Submitted to: Journal of ASTM International
Publication Type: Peer reviewed journal
Publication Acceptance Date: 6/20/2008
Publication Date: 10/5/2008
Publication URL: handle.nal.usda.gov/10113/56257
Citation: Yu, Y., Zhu, H., Ozkan, H.E. 2008. Evaporation of Pesticide Droplets under Various Relative Humidity Conditions. Journal of ASTM International. 6(1):1-8. Interpretive Summary: It is important to understand the evaporation process of pesticide droplets on targets to increase the control efficiency of foliar applied insecticide and fungicide spray treatments. In many cases, droplets are required to stay on the targets long enough for plants to absorb chemical ingredients while in some other cases longer evaporation may lead to use large droplets which can cause runoff and low efficiency. Spray additives are widely used in foliar applications to reduce the spray drift and increase the leaf wetness. It is unclear how these additives affect the droplet evaporation and how they react on different types of leaves under varied environmental conditions. Effects of spray mixture additive, droplet size, and relative humidity on the evaporation of droplets deposited on waxy and wax-free surfaces were investigated under controlled conditions in the laboratory. The droplet evaporation time was greatly reduced by adding a surfactant, or increased by adding a polymer drift retardant. Droplets on the wax-free surface had a shorter evaporation time than the droplets on the waxy surface. Droplet evaporation time was greatly increased as relative humidity was increased, and was exponentially increased as the droplet diameter was increased. The information from this research is very useful for choosing optimal spray techniques and formulating proper chemicals to obtain the maximal pesticide spray application efficacy for the target plants.

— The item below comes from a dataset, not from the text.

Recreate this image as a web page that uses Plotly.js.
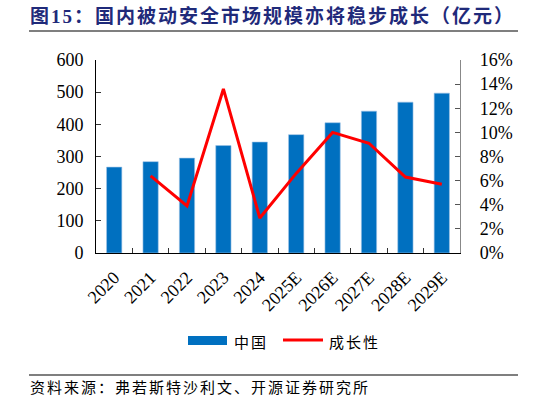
<!DOCTYPE html>
<html>
<head>
<meta charset="utf-8">
<script src="https://cdn.plot.ly/plotly-3.0.1.min.js"></script>
<style>
html,body{margin:0;padding:0;background:#fff;}
#chart{width:546px;height:405px;}
.annotation-text{letter-spacing:2px;}
</style>
</head>
<body>
<div id="chart"></div>
<script>
const categories = ['2020','2021','2022','2023','2024','2025E','2026E','2027E','2028E','2029E'];
const marketSize = [267, 284, 295, 334, 345, 368, 405, 441, 469, 497];
const growthRate = [null, 0.064, 0.039, 0.136, 0.029, 0.066, 0.100, 0.091, 0.063, 0.057];
const leftTicks = [0, 100, 200, 300, 400, 500, 600];
const rightTicks = [0, 0.02, 0.04, 0.06, 0.08, 0.10, 0.12, 0.14, 0.16];
const rightTickLabels = ['0%','2%','4%','6%','8%','10%','12%','14%','16%'];

const serif = "'Liberation Serif', 'Times New Roman', serif";
const cjk = "'Liberation Serif', 'Noto Sans CJK SC', sans-serif";
const cjkSans = "'Noto Sans CJK SC', sans-serif";

const W = 546, H = 405, L = 96, R = 86, T = 60, B = 152;
const pw = W - L - R, ph = H - T - B;
const px = x => (x - L) / pw;
const py = y => (H - B - y) / ph;

const traces = [
  {
    type: 'bar', x: categories, y: marketSize, name: '中国',
    marker: {color: '#0070C0', line: {color: '#9DC3E6', width: 0.6}},
    width: 0.42, showlegend: false, hoverinfo: 'skip'
  },
  {
    type: 'scatter', mode: 'lines', x: categories, y: growthRate, name: '成长性',
    yaxis: 'y2', line: {color: '#FF0000', width: 3}, connectgaps: false,
    showlegend: false, hoverinfo: 'skip'
  }
];

const layout = {
  width: W, height: H,
  margin: {l: L, r: R, t: T, b: B},
  paper_bgcolor: '#fff', plot_bgcolor: '#fff',
  showlegend: false,
  xaxis: {
    type: 'category', showgrid: false, zeroline: false,
    showline: true, linecolor: '#000', linewidth: 1,
    ticks: 'inside', ticklen: 5, tickcolor: '#333', tickson: 'boundaries',
    tickangle: -45, tickfont: {family: serif, size: 18, color: '#000'},
    ticklabelstandoff: 6,
    range: [-0.5, 9.5]
  },
  yaxis: {
    range: [0, 600], tickvals: leftTicks, ticktext: leftTicks.map(String),
    showgrid: false, zeroline: false, showline: true, linecolor: '#000', linewidth: 1,
    ticks: 'inside', ticklen: 5, tickcolor: '#333',
    tickfont: {family: serif, size: 18, color: '#000'}, ticklabelstandoff: 8
  },
  yaxis2: {
    overlaying: 'y', side: 'right', range: [0, 0.16],
    tickvals: rightTicks, ticktext: rightTickLabels,
    showgrid: false, zeroline: false, showline: true, linecolor: '#888', linewidth: 1.2,
    ticks: 'inside', ticklen: 5, tickcolor: '#555',
    tickfont: {family: serif, size: 18, color: '#000'}, ticklabelstandoff: 15
  },
  shapes: [
    {type: 'line', xref: 'paper', yref: 'paper', x0: px(29), x1: px(518), y0: py(31), y1: py(31), line: {color: '#000', width: 1.2}},
    {type: 'line', xref: 'paper', yref: 'paper', x0: px(29), x1: px(518), y0: py(375), y1: py(375), line: {color: '#000', width: 1.2}},
    {type: 'rect', xref: 'paper', yref: 'paper', x0: px(188), x1: px(227), y0: py(336), y1: py(345), fillcolor: '#0070C0', line: {width: 0}},
    {type: 'line', xref: 'paper', yref: 'paper', x0: px(283), x1: px(323), y0: py(340), y1: py(340), line: {color: '#FF0000', width: 3}}
  ],
  annotations: [
    {xref: 'paper', yref: 'paper', x: px(28), y: py(16), xanchor: 'left', yanchor: 'middle', showarrow: false,
     text: '<b>图15：国内被动安全市场规模亦将稳步成长（亿元）</b>',
     font: {family: cjk, size: 19, color: '#1F2A7A'}},
    {xref: 'paper', yref: 'paper', x: px(232), y: py(341), xanchor: 'left', yanchor: 'middle', showarrow: false,
     text: '中国', font: {family: cjkSans, size: 15, color: '#000'}},
    {xref: 'paper', yref: 'paper', x: px(327), y: py(341), xanchor: 'left', yanchor: 'middle', showarrow: false,
     text: '成长性', font: {family: cjkSans, size: 15, color: '#000'}},
    {xref: 'paper', yref: 'paper', x: px(28), y: py(386), xanchor: 'left', yanchor: 'middle', showarrow: false,
     text: '资料来源：弗若斯特沙利文、开源证券研究所', font: {family: cjkSans, size: 15, color: '#000'}}
  ]
};

Plotly.newPlot('chart', traces, layout, {staticPlot: true, displayModeBar: false});
</script>
</body>
</html>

Technical Abstract: Evaporation characteristics of five droplet sizes (246, 343, 575, 762 and 886 µm) under three relative humidity (RH) conditions (30%, 60% and 90%) were studied in a laboratory. Sequential images of evaporating droplets placed inside a small environmental-controlled chamber were obtained using a stereoscope for determination of droplet evaporation time and residual patterns. The spray mixtures included different combinations of water, a nonionic colloidal polymer drift retardant, an alkyl polyoxyethylene surfactant, and an insecticide. The droplet evaporation was investigated on the surfaces of hydrophilic and hydrophobic glass slides which represented ideal non-waxy and waxy leas surfaces, respectively. Among the spray mixtures investigated, the droplets containing the drift retardant had the longest evaporation time, and the droplets containing the surfactant had the shortest evaporation after these additives were added into insecticide mixtures. The mean evaporation time of 246, 343, 575, 762, and 886 µm droplets containing water and the insecticide without additives at 60% RH on the hydrophilic surface were 43, 77, 133, 226, and 384 s, respectively. The mean evaporation time of the same size droplets containing the same insecticide but mixed with the surfactant was 26, 47, 77, 156, and 251 s, respectively. The evaporation time of 575 µm droplets containing the drift retardant at 60% RH increased from 159 to 224 s when the deposition surface changed from the hydrophilic slide to the hydrophobic slide. The evaporation time of droplets greatly increased as RH increased, and also increased exponentially as the droplet size increased. Therefore, spray additives, target surface fine structure and RH greatly influenced the evaporation time of spray droplets.